* Material for this exercise
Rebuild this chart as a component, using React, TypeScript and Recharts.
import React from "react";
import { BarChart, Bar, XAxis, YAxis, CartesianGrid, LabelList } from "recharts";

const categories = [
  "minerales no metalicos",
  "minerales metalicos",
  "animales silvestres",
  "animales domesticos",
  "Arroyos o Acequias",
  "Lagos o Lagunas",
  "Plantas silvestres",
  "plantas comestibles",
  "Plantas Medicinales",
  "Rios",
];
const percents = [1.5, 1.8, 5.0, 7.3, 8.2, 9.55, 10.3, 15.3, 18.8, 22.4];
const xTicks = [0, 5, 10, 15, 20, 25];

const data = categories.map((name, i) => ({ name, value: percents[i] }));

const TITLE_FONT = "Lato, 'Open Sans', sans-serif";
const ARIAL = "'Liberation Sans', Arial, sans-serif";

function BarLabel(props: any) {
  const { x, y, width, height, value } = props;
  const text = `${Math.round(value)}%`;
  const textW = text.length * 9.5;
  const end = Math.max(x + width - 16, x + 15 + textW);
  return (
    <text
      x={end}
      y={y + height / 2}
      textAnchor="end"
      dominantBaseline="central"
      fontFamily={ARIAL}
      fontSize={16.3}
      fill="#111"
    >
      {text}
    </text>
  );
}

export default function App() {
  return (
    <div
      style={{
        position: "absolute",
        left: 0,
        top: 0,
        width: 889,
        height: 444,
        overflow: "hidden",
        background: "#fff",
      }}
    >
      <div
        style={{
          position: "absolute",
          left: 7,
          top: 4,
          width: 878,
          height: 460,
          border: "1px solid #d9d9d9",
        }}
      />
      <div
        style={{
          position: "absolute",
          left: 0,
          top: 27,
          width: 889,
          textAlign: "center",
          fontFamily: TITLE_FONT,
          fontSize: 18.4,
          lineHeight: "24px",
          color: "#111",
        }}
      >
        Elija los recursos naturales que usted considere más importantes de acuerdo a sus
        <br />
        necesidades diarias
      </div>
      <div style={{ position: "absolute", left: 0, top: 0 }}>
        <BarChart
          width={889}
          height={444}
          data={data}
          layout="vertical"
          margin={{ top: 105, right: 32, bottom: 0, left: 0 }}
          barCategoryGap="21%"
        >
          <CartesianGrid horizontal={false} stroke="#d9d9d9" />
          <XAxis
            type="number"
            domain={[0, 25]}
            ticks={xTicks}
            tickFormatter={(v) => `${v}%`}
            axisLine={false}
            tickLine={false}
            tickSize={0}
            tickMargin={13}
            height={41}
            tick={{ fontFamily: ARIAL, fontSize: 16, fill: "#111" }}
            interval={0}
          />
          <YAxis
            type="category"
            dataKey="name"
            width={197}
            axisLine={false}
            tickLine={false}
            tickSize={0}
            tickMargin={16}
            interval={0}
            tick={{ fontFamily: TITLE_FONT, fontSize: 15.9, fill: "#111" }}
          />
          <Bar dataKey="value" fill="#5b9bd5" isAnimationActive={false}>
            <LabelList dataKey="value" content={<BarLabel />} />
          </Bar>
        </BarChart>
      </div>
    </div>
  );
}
--
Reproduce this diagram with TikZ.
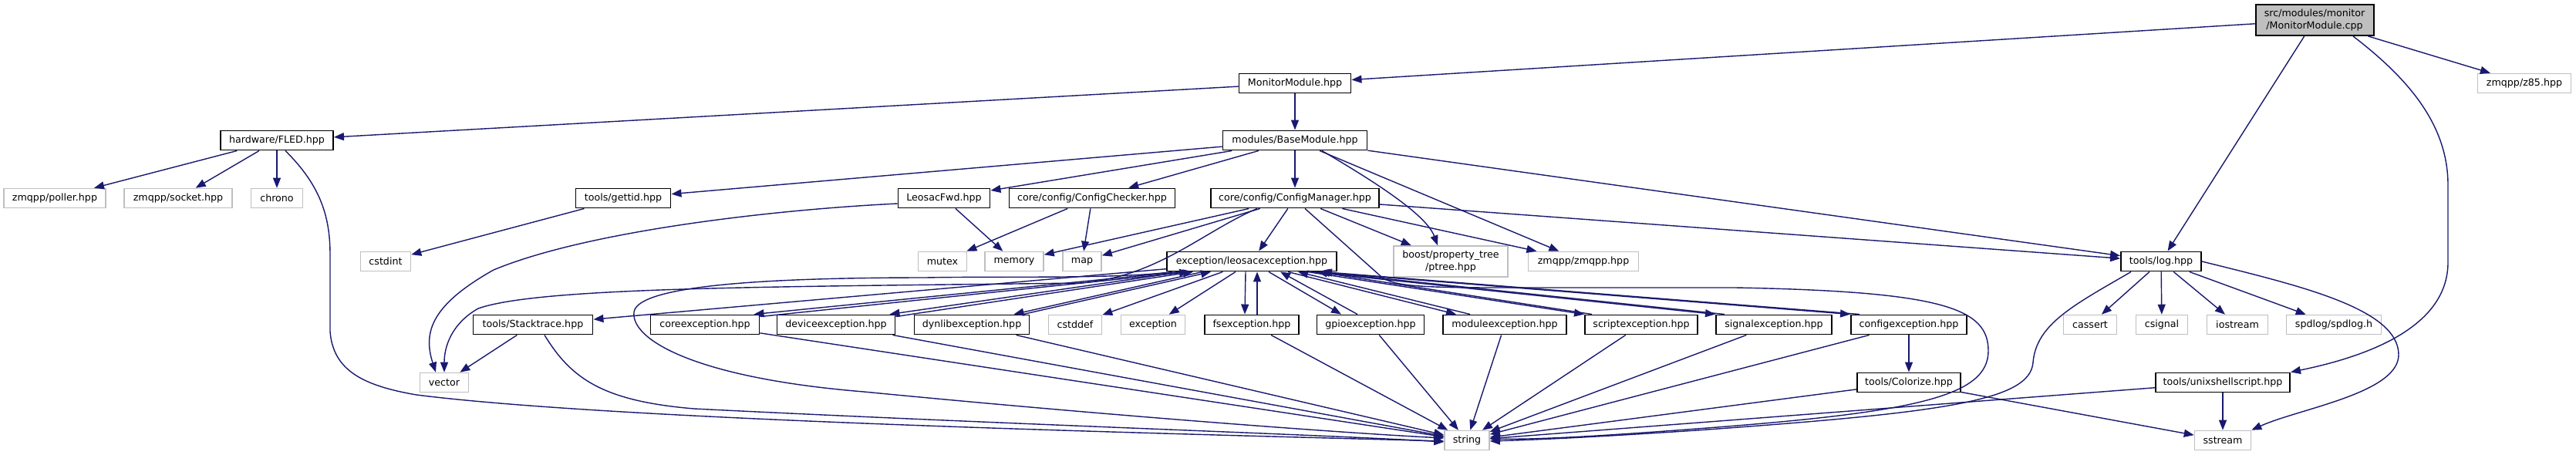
---
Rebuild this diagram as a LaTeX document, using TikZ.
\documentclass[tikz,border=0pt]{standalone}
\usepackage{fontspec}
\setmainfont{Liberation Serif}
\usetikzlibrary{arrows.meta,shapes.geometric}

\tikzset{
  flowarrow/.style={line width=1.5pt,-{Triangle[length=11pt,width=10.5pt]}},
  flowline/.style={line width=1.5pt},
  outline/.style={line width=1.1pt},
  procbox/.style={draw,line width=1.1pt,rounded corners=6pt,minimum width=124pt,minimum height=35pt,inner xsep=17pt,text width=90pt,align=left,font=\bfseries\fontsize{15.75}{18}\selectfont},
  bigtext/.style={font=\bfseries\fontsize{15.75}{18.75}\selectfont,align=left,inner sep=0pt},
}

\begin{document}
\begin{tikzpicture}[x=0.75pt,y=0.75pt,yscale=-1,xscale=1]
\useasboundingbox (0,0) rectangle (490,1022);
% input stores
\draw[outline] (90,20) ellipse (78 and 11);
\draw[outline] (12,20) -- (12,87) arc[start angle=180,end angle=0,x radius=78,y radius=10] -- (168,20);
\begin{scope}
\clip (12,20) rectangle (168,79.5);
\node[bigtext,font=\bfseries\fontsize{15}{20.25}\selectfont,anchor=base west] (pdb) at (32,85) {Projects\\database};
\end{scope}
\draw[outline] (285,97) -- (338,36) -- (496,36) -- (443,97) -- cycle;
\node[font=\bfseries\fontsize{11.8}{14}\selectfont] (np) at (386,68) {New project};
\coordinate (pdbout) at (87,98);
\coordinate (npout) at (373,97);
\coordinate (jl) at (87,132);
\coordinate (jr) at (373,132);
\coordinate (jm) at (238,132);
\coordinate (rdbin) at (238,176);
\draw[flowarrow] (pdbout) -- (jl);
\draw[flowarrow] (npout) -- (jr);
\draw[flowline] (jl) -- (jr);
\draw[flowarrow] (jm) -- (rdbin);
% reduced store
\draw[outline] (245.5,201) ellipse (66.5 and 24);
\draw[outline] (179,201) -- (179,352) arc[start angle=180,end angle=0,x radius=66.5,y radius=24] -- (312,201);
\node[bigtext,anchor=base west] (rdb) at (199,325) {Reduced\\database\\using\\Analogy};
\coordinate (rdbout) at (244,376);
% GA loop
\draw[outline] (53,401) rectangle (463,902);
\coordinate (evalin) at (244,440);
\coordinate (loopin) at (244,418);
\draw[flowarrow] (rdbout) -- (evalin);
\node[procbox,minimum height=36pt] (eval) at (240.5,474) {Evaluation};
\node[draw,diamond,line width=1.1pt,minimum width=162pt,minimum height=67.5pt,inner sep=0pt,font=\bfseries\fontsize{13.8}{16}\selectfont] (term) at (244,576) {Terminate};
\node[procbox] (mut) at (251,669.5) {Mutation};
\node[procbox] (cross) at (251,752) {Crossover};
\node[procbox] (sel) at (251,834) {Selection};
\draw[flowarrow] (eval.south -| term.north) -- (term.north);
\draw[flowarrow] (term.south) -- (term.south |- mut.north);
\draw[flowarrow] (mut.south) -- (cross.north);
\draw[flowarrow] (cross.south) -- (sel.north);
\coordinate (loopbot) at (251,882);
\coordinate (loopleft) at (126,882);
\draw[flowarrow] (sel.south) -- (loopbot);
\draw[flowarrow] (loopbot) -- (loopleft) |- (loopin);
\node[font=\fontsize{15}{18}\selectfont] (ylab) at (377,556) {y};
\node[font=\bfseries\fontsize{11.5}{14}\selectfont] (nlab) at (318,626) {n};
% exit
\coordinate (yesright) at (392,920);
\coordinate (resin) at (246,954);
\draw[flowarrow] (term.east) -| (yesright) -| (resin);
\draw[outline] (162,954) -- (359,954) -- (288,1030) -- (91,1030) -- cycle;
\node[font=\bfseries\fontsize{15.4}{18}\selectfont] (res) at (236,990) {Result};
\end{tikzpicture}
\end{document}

* Task statement
Take the lines from the line with "Rebuild this chart" through the line with "YAxis, CartesianGrid, LabelList", both ends included, and give them again exactly, with nothing else.

* Result of the task
Rebuild this chart as a component, using React, TypeScript and Recharts.
import React from "react";
import { BarChart, Bar, XAxis, YAxis, CartesianGrid, LabelList } from "recharts";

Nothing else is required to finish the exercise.